On constate par ailleurs un effondrement du fret alors qu'il se développe ailleurs en Europe ! Cela a non seulement des implications sur l'industrialisation et le fonctionnement de l'économie française mais, en outre, le trafic de voyageurs dysfonctionne à son tour ! Dans ma région existe une association dénommée « Les naufragés du TER » !
Nous possédons une industrie ferroviaire. C'est une filière forte de l'industrie française, la troisième au monde. Cette industrie est très inquiète parce qu'il n'existe pas de plan de charge à cinq ou à dix ans. Nous avons un vrai problème dans ce domaine et l'industrie souhaite des plans de charge à cinq ou dix ans dignes de ce nom.
Je le répète : les usagers sont globalement peu satisfaits du service rendu. Or, quand on dépense autant d'argent public, on est en droit d'attendre qu'ils soient satisfaits.
La Cour des comptes recommande d'unifier la gestion de l'infrastructure ferroviaire et, ce faisant, est obligée de tirer l'oreille des politiques... Souvenez-vous de son rapport de 2008 : « Le réseau ferroviaire : une réforme inachevée, une stratégie incertaine ». On ne saurait mieux dire !
Les politiques n'ont pas fait le nécessaire pour tenir compte de ces remarques ! Je suis d'accord avec la gestion unifiée de l'infrastructure. On se demande pourquoi nous sommes les seuls au monde à avoir adopté ce système, comme l'a dit fort élégamment Pierre Izard.
La Cour recommande également la maîtrise des coûts et des gains de productivité. C'est la plus belle des recommandations, s'il existe un domaine dans lequel nous pouvons faire des progrès, c'est bien celui-là. Les progrès ont commencé mais je pense que l'on peut faire beaucoup mieux. J'attire l'attention de mes collègues sur le fait qu'il nous faudrait faire un peu de benchmarking. C'est très bien de demander aux Suisses de réaliser un audit mais il faudrait étudier la façon dont eux-mêmes fonctionnent, tout comme la Suède ou l'Angleterre, où on a connu le pire et où on a aujourd'hui le meilleur ! Il existe des systèmes différents qui fonctionnent bien et mieux que le nôtre.
On ne reviendra pas sur le plan de rénovation. Tout le monde est d'accord. Il faudrait simplement qu'il soit plus ambitieux mais il ne sera pas simple de trouver l'argent.
Quant à la priorité donnée au réseau structurant par rapport aux faibles trafics, Raymond Vall l'a bien dit, il faut l'étudier au cas par cas. C'est une question de philosophie mais il faut également tenir compte de l'aménagement du territoire. Ce n'est pas rien en France.

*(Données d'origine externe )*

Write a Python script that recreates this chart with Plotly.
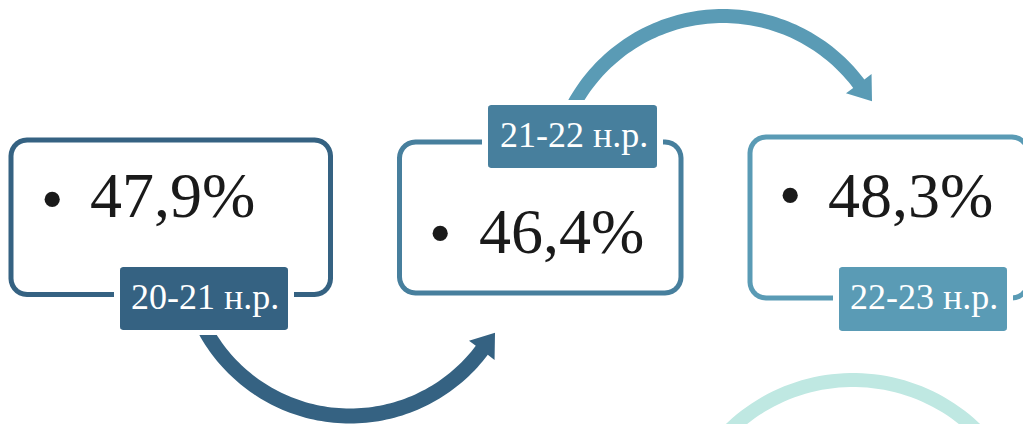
import numpy as np
import plotly.graph_objects as go

# ---- data ----
values = ["47,9%", "46,4%", "48,3%"]
years = ["20-21 н.р.", "21-22 н.р.", "22-23 н.р."]
colors = ["#356282", "#477f9d", "#5a9bb5"]
light = "#bfe8e2"
dark = "#1a1a1a"
FONT = "Liberation Serif"

W, H = 1023, 424

# ---- layout constants (pixels) ----
boxes = [  # x0, y0, x1, y1 (stroke centre-line)
    (11, 140, 330.5, 294.5),
    (399.5, 142, 681, 293),
    (750, 137, 1028, 298),
]
label_boxes = [
    (120, 267, 288, 330),
    (488, 105, 657, 168),
    (839, 267, 1007, 331),
]
value_pos = [(88, 195.5, 52, 199), (477, 231, 440, 233), (826, 195, 790, 195)]

shapes = []


def rrect_path(x0, y0, x1, y1, r, n=8):
    pts = []
    corners = [
        (x1 - r, y0 + r, -90, 0),
        (x1 - r, y1 - r, 0, 90),
        (x0 + r, y1 - r, 90, 180),
        (x0 + r, y0 + r, 180, 270),
    ]
    for cx, cy, a0, a1 in corners:
        for a in np.linspace(np.radians(a0), np.radians(a1), n):
            pts.append((cx + r * np.cos(a), cy + r * np.sin(a)))
    return "M " + " L ".join(f"{x:.2f},{y:.2f}" for x, y in pts) + " Z"


def arrow_path(cx, cy, r, w, a0, a1, head=True, hw=16, hl=22, n=90):
    angs = np.radians(np.linspace(a0, a1, n))
    ro, ri = r + w / 2, r - w / 2
    outer = [(cx + ro * np.cos(a), cy + ro * np.sin(a)) for a in angs]
    inner = [(cx + ri * np.cos(a), cy + ri * np.sin(a)) for a in angs[::-1]]
    pts = outer[:]
    if head:
        ae = angs[-1]
        s = np.sign(a1 - a0)
        tx, ty = -s * np.sin(ae), s * np.cos(ae)
        bx, by = cx + r * np.cos(ae), cy + r * np.sin(ae)
        pts.append((cx + (r + hw) * np.cos(ae), cy + (r + hw) * np.sin(ae)))
        pts.append((bx + tx * hl, by + ty * hl))
        pts.append((cx + (r - hw) * np.cos(ae), cy + (r - hw) * np.sin(ae)))
    pts += inner
    return "M " + " L ".join(f"{x:.2f},{y:.2f}" for x, y in pts) + " Z"


# box outlines
for (x0, y0, x1, y1), c in zip(boxes, colors):
    shapes.append(dict(type="path", xref="x", yref="y", path=rrect_path(x0, y0, x1, y1, 16),
                       line=dict(color=c, width=5), fillcolor="rgba(0,0,0,0)"))

# curved arrows
shapes.append(dict(type="path", xref="x", yref="y",
                   path=arrow_path(350, 251, 165, 15, 158, 37),
                   line=dict(width=0), fillcolor=colors[0]))
shapes.append(dict(type="path", xref="x", yref="y",
                   path=arrow_path(723, 186, 170, 14, -158, -37),
                   line=dict(width=0), fillcolor=colors[2]))
shapes.append(dict(type="path", xref="x", yref="y",
                   path=arrow_path(853, 557, 177, 14, -175, -5, head=False),
                   line=dict(width=0), fillcolor=light))

# white pads + labels
for (x0, y0, x1, y1), c in zip(label_boxes, colors):
    shapes.append(dict(type="rect", xref="x", yref="y", x0=x0 - 6, x1=x1 + 6, y0=y0 - 5, y1=y1 + 5,
                       line=dict(width=0), fillcolor="white"))
    shapes.append(dict(type="path", xref="x", yref="y", path=rrect_path(x0, y0, x1, y1, 3, 4),
                       line=dict(width=0), fillcolor=c))

annotations = []
for (tx, ty, bx, by), v in zip(value_pos, values):
    annotations.append(dict(x=tx, y=ty, xref="x", yref="y", text=v, showarrow=False,
                            xanchor="left", yanchor="middle",
                            font=dict(family=FONT, size=64, color=dark)))
    annotations.append(dict(x=bx, y=by, xref="x", yref="y", text="•", showarrow=False,
                            xanchor="center", yanchor="middle",
                            font=dict(family=FONT, size=64, color=dark)))
for (x0, y0, x1, y1), t in zip(label_boxes, years):
    annotations.append(dict(x=(x0 + x1) / 2 + 1, y=(y0 + y1) / 2 - 2, xref="x", yref="y", text=t,
                            showarrow=False, xanchor="center", yanchor="middle",
                            font=dict(family=FONT, size=36, color="white")))

fig = go.Figure(go.Scatter(x=[0, W], y=[0, H], mode="markers", marker=dict(opacity=0),
                           hoverinfo="skip"))
fig.update_layout(width=W, height=H, margin=dict(l=0, r=0, t=0, b=0),
                  paper_bgcolor="white", plot_bgcolor="white", showlegend=False,
                  xaxis=dict(range=[0, W], visible=False, fixedrange=True),
                  yaxis=dict(range=[H, 0], visible=False, fixedrange=True),
                  shapes=shapes, annotations=annotations)
fig.write_html("out.html", config=dict(displayModeBar=False),
               post_script="document.body.style.margin='0px';document.body.style.overflow='hidden';")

Enfin, s'agissant de l'optimisation du mode de transport en fonction de la fréquentation, il y a aujourd'hui consensus dans ce domaine !
Je propose donc en priorité de s'attaquer au problème de la dette. On ne peut continuer à afficher l'objectif de passer de 30 à 50 milliards d'euros de dette ! Ce pays a vécu au-dessus de ses moyens, s'est endormi dans sa dette et a besoin plus que jamais que l'on s'attaque à ce problème de fond ! Je remercie Roland Ries de faire des propositions pour essayer de trouver de l'argent. En tant que président du Groupement des Autorités Responsables de Transport (GART), il est particulièrement à même de le faire !
Une autre association qui s'occupe des transports en France, Transport, Développement, Infrastructures et Environnement (TDIE), organisera, le 25 octobre prochain, un colloque sur la recherche de financements supplémentaires, afin d'essayer de résoudre ce problème majeur.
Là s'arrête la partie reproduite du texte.